* BEGIN DATA FOR THIS EXERCISE *
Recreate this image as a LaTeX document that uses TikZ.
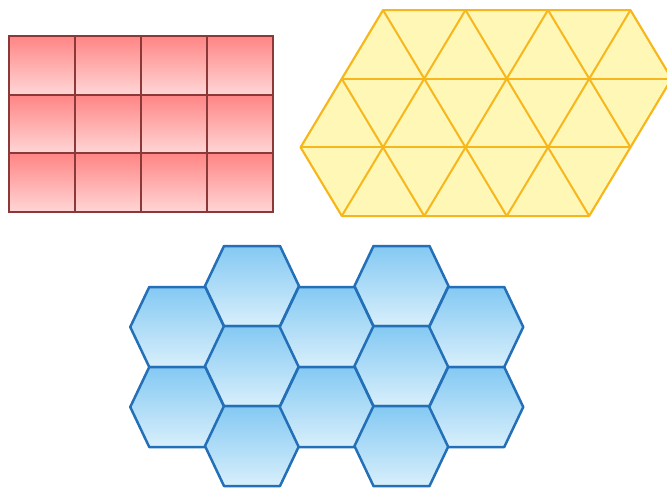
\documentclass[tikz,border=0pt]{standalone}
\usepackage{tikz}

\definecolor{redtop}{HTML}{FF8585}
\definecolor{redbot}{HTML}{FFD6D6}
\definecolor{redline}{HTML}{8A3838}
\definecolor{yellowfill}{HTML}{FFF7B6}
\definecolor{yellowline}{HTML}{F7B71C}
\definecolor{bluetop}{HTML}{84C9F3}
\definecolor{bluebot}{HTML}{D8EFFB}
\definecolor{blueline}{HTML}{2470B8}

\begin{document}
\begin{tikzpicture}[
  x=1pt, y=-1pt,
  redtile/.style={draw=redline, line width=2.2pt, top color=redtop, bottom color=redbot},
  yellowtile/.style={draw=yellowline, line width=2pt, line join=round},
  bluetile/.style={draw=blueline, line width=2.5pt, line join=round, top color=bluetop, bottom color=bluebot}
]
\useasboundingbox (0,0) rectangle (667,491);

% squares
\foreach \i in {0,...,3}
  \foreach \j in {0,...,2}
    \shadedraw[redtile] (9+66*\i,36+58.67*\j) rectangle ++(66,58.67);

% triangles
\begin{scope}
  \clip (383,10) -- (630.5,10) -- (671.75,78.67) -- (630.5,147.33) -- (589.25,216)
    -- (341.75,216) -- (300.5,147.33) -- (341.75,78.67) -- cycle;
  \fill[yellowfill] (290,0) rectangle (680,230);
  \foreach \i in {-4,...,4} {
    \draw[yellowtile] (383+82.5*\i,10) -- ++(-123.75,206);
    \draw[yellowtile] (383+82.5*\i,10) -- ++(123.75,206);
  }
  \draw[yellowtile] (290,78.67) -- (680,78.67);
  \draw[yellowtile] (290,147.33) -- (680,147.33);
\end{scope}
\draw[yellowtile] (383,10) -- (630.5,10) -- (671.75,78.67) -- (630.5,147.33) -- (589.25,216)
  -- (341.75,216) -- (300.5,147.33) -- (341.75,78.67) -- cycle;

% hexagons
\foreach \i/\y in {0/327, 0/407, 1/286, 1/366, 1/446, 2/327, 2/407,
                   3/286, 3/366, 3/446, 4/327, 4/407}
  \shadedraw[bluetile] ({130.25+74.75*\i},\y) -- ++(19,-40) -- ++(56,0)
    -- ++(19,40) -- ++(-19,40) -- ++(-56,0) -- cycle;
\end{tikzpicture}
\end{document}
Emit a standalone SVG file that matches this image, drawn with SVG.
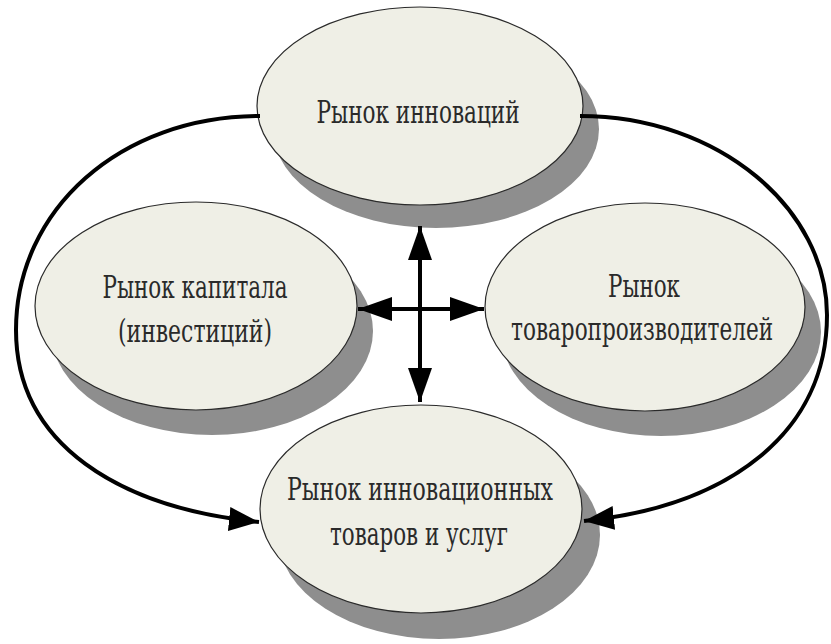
* END DATA FOR THIS EXERCISE *
Transcribe the material exactly, and leave out whatever pictures it holds.

Recreate this image as a LaTeX document that uses TikZ.
\documentclass[tikz,border=0pt]{standalone}
\usepackage{tikz}

\definecolor{redtop}{HTML}{FF8585}
\definecolor{redbot}{HTML}{FFD6D6}
\definecolor{redline}{HTML}{8A3838}
\definecolor{yellowfill}{HTML}{FFF7B6}
\definecolor{yellowline}{HTML}{F7B71C}
\definecolor{bluetop}{HTML}{84C9F3}
\definecolor{bluebot}{HTML}{D8EFFB}
\definecolor{blueline}{HTML}{2470B8}

\begin{document}
\begin{tikzpicture}[
  x=1pt, y=-1pt,
  redtile/.style={draw=redline, line width=2.2pt, top color=redtop, bottom color=redbot},
  yellowtile/.style={draw=yellowline, line width=2pt, line join=round},
  bluetile/.style={draw=blueline, line width=2.5pt, line join=round, top color=bluetop, bottom color=bluebot}
]
\useasboundingbox (0,0) rectangle (667,491);

% squares
\foreach \i in {0,...,3}
  \foreach \j in {0,...,2}
    \shadedraw[redtile] (9+66*\i,36+58.67*\j) rectangle ++(66,58.67);

% triangles
\begin{scope}
  \clip (383,10) -- (630.5,10) -- (671.75,78.67) -- (630.5,147.33) -- (589.25,216)
    -- (341.75,216) -- (300.5,147.33) -- (341.75,78.67) -- cycle;
  \fill[yellowfill] (290,0) rectangle (680,230);
  \foreach \i in {-4,...,4} {
    \draw[yellowtile] (383+82.5*\i,10) -- ++(-123.75,206);
    \draw[yellowtile] (383+82.5*\i,10) -- ++(123.75,206);
  }
  \draw[yellowtile] (290,78.67) -- (680,78.67);
  \draw[yellowtile] (290,147.33) -- (680,147.33);
\end{scope}
\draw[yellowtile] (383,10) -- (630.5,10) -- (671.75,78.67) -- (630.5,147.33) -- (589.25,216)
  -- (341.75,216) -- (300.5,147.33) -- (341.75,78.67) -- cycle;

% hexagons
\foreach \i/\y in {0/327, 0/407, 1/286, 1/366, 1/446, 2/327, 2/407,
                   3/286, 3/366, 3/446, 4/327, 4/407}
  \shadedraw[bluetile] ({130.25+74.75*\i},\y) -- ++(19,-40) -- ++(56,0)
    -- ++(19,40) -- ++(-19,40) -- ++(-56,0) -- cycle;
\end{tikzpicture}
\end{document}
Emit a standalone SVG file that matches this image, drawn with SVG.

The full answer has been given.